Well this band had been around for a while. I loved their originality and talent right from the beginning, and at that time I was relying on recommendations. I’m just lucky they keep agreeing to play with the group!

What makes a lot of the songs work is their unique personalities coming through, I’ve always aspired to this sort of band, right from first hearing and reading about the way Duke Ellington worked. He wrote for each player.

4. As a guitar player myself, I am always interested in what makes a player settle on a particular weapon of choice. You seem to have your beautiful Telecaster Thinline in every pic i have seen of you – why the Tele Thinline?

The Thinline was a recommendation from James Muller. I was trying to find a lighter guitar and when I tried this one I was hooked!

It’s such a versatile guitar which suits my music. It can be warm as well as have lots of bite!

5. What are your thoughts on jazz on Australia today?

Seems pretty healthy to me! There’s a lot if experimentation but also it’s great to see a lot if younger players embracing some of the earlier styles of jazz and blues and making it their own.

6. What are your thoughts on today’s music outside of jazz?

Mmm I do listen to a lot of cross over indie pop/rock. I love what bands like St Vincent, Dirty Projectors, Grizzly Bear are doing and also groups that are under the New Music banner. Particularly in Australia there is some really interesting music being made.

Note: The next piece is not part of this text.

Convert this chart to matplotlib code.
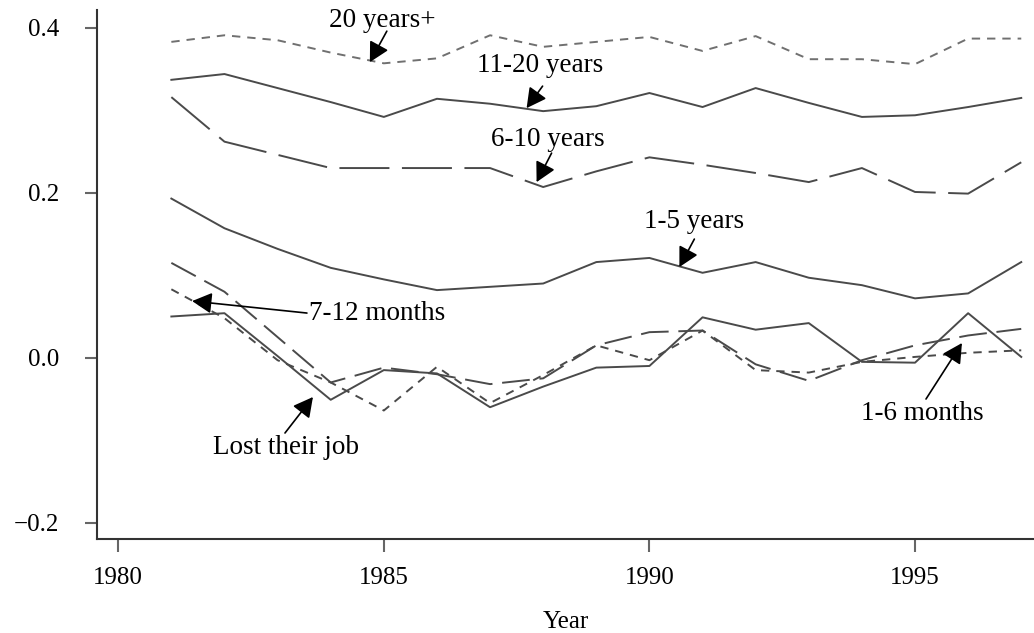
import matplotlib
matplotlib.use("Agg")
from matplotlib import pyplot as plt

# data
years = list(range(1981, 1998))

yrs_20plus = [0.383, 0.391, 0.385, 0.370, 0.357, 0.363, 0.391, 0.377, 0.383,
              0.389, 0.372, 0.390, 0.362, 0.362, 0.356, 0.387, 0.387]
yrs_11_20 = [0.337, 0.344, 0.327, 0.310, 0.292, 0.314, 0.308, 0.299, 0.305,
             0.321, 0.304, 0.327, 0.309, 0.292, 0.294, 0.304, 0.315]
yrs_6_10 = [0.316, 0.262, 0.246, 0.230, 0.230, 0.230, 0.230, 0.207, 0.226,
            0.243, 0.234, 0.224, 0.213, 0.230, 0.201, 0.199, 0.237]
yrs_1_5 = [0.193, 0.157, 0.132, 0.109, 0.095, 0.082, 0.086, 0.090, 0.116,
           0.121, 0.103, 0.116, 0.097, 0.088, 0.072, 0.078, 0.116]
mon_7_12 = [0.083, 0.048, -0.003, -0.030, -0.064, -0.011, -0.055, -0.021, 0.015,
            -0.003, 0.033, -0.015, -0.018, -0.005, 0.001, 0.006, 0.009]
mon_1_6 = [0.115, 0.080, 0.025, -0.030, -0.012, -0.020, -0.032, -0.025, 0.015,
           0.031, 0.033, -0.008, -0.028, -0.003, 0.015, 0.027, 0.035]
lost_job = [0.050, 0.054, 0.002, -0.051, -0.015, -0.019, -0.060, -0.035, -0.012,
            -0.010, 0.049, 0.034, 0.042, -0.005, -0.006, 0.054, 0.001]

plt.rcParams['font.family'] = ['Liberation Serif', 'DejaVu Serif']
plt.rcParams['lines.scale_dashes'] = False

fig = plt.figure(figsize=(10.34, 6.33), dpi=100)
ax = fig.add_axes([0.0938, 0.1485, 0.9062, 0.8355])

line_col = '#4a4a4a'
ax.plot(years, yrs_20plus, color='#707070', lw=1.4, dashes=(6, 5))
ax.plot(years, yrs_11_20, color=line_col, lw=1.4)
ax.plot(years, yrs_6_10, color=line_col, lw=1.4, dashes=(36, 9))
ax.plot(years, yrs_1_5, color=line_col, lw=1.4)
ax.plot(years, mon_7_12, color=line_col, lw=1.4, dashes=(6, 5))
ax.plot(years, mon_1_6, color=line_col, lw=1.4, dashes=(20, 7))
ax.plot(years, lost_job, color=line_col, lw=1.4)

ax.set_xlim(1979.6, 1997.24)
ax.set_ylim(-0.2198, 0.4215)
ax.set_xticks([1980, 1985, 1990, 1995])
ax.set_yticks([-0.2, 0.0, 0.2, 0.4])
ax.set_yticklabels(['\u22120.2', '0.0', '0.2', '0.4'])
ax.set_xlabel('Year', fontsize=18, labelpad=16)

for side in ['top', 'right']:
    ax.spines[side].set_visible(False)
for side in ['left', 'bottom']:
    ax.spines[side].set_color('#333333')
    ax.spines[side].set_linewidth(1.5)
ax.tick_params(axis='both', length=9, width=1.5, color='#666666', labelsize=18)
ax.tick_params(axis='x', pad=11)
ax.tick_params(axis='y', pad=18)

# labels with arrows
def px(x):
    return 1980 + (x - 118) / 53.2

def py(y):
    return (357.7 - y) / 825

notes = [
    ('20 years+', (382, 20), (387, 31), (370, 62)),
    ('11-20 years', (541, 65), (543, 86), (527, 108)),
    ('6-10 years', (548, 139), (552, 153), (537, 182)),
    ('1-5 years', (695, 221), (695, 239), (680, 267)),
    ('7-12 months', (377, 313), (307, 313), (192, 301)),
    ('Lost their job', (286, 448), (285, 433), (313, 397)),
    ('1-6 months', (923, 413), (927, 399), (963, 343)),
]
for label, txt, tail, tip in notes:
    ax.text(px(txt[0]), py(txt[1]), label, fontsize=19.5, ha='center', va='center')
    ax.annotate('', xy=(px(tip[0]), py(tip[1])), xytext=(px(tail[0]), py(tail[1])),
                arrowprops=dict(arrowstyle='-|>,head_length=0.6,head_width=0.32',
                                color='black', lw=1.2, mutation_scale=20,
                                shrinkA=0, shrinkB=0))

plt.savefig('out.png', dpi=100, facecolor='white')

For more information visit: http://jessgreen.com.au/

To hear and buy the album, go to http://jessgreensbrightsparks.bandcamp.com/

Label: Yum Yum Tree http://www.yumyumtree.com.au

Published February 2103 on australianjazz.net 

Among the slew of bedroom Beyoncés and preteen chirrupers that grind through the X-Factor/Idol/Voice talent-quest mill it is nice to see the occasional hardworking muso get up. It is also nice when success in these nationally broadcast spectacles pushes the career of said hardworking muso into a better place.

Sure, there is always the danger of being seen as ‘selling out’ (whatever that can still possibly mean today) or losing one’s hard-won street fan base, but it is a danger the artist’s popularity should over come. I was happy to see Wes Carr get up on Idol in 2008, and I was even happier to see Darren Percival take out runner up on this year’s The Voice.

percival

Percival has been a well respected and admired performer on the scene – always a knockout as the looping Mr Percival – for years. The story goes he had 18 dollars in the bank when he received the call-up from The Voice – now he tours nationally. And long may he run.

His recent release, A Tribute To Ray Charles – apart from being a great listen – is a smart move. In one fell swoop, the choice of recreating, beautifully, fifteen tracks made famous by Brother Ray will simultaneously satisfy his new fans (his Voice persona was soul man supreme), not alienate his existing fans (anything to do with Ray Charles will be eternally cool) and move him into the next phase of his journey (tuxedo’d no-sweat big stage performer).

Another smart thing about this choice is that it doesn’t take much for Percival to slip into Ray Charles’ musical skin. Neither man has a conventionally smooth voice, yet both exude a larger than life joyousness in delivery which can generate an excitement that whips the audience (and their bands) along – witness Percival’s take on Stevie Wonder’s ‘I Believe (When I Fall In Love)’ on the Voice finale, a brave choice of song which he turns into a vehicle for some gospel-sized intensity.

Of course, gospel-sized intensity was always Ray Charles’ forte. After all, the man invented Soul music by secularising (and sexualising) the frenzied church music of the American South. He didn’t have to do too much to it either – the call-and-response, high stepping rhythms, melismatic vocal swoops and fevered abandon were already there.

Despite going for a broader appeal, on A Tribute To Ray Charles Darren Percival keeps the wildness and ecstatic edge of the Charles’ originals intact. The band behind him bristles with Australia’s finest – James Morrison, Hamish Stuart, Matt Keegan, go-to-guitar-guy Rex Goh among them – who sound as if they are having as much fun as Mr Percival on the stompers such as ‘I Got A Woman’ or ‘What’d I Say’. But they can equally sound like they are weeping into their beers on the country-Soul gems ‘Your Cheatin’ Heart’ and ‘I Can’t Stop Loving You’.

Charles always had great fun (not only with the music but also often too with the sexual politics of the time) with his female backing vocalists, The Raelettes. Vocalists Prinnie Stephens and Mahalia Barnes step up and spar with Percival, most excitingly on ‘Hit The Road, Jack’, recreating Charles’ 1961 sass session with Margie Hendricks.

All the hits are here. By the end of the fifteen tracks on A Tribute To Ray Charles the listener has been hipped, flipped, seduced and hallelujahed into a sweet submission. I would perhaps have liked to see a little more play with the arrangements and delivery, but I am sure the decision to not veer too far from the Charles’ originals is all part of the plan.

I sincerely hope the plan comes together perfectly for Darren Percival. He – like all hardworking musos – deserves it.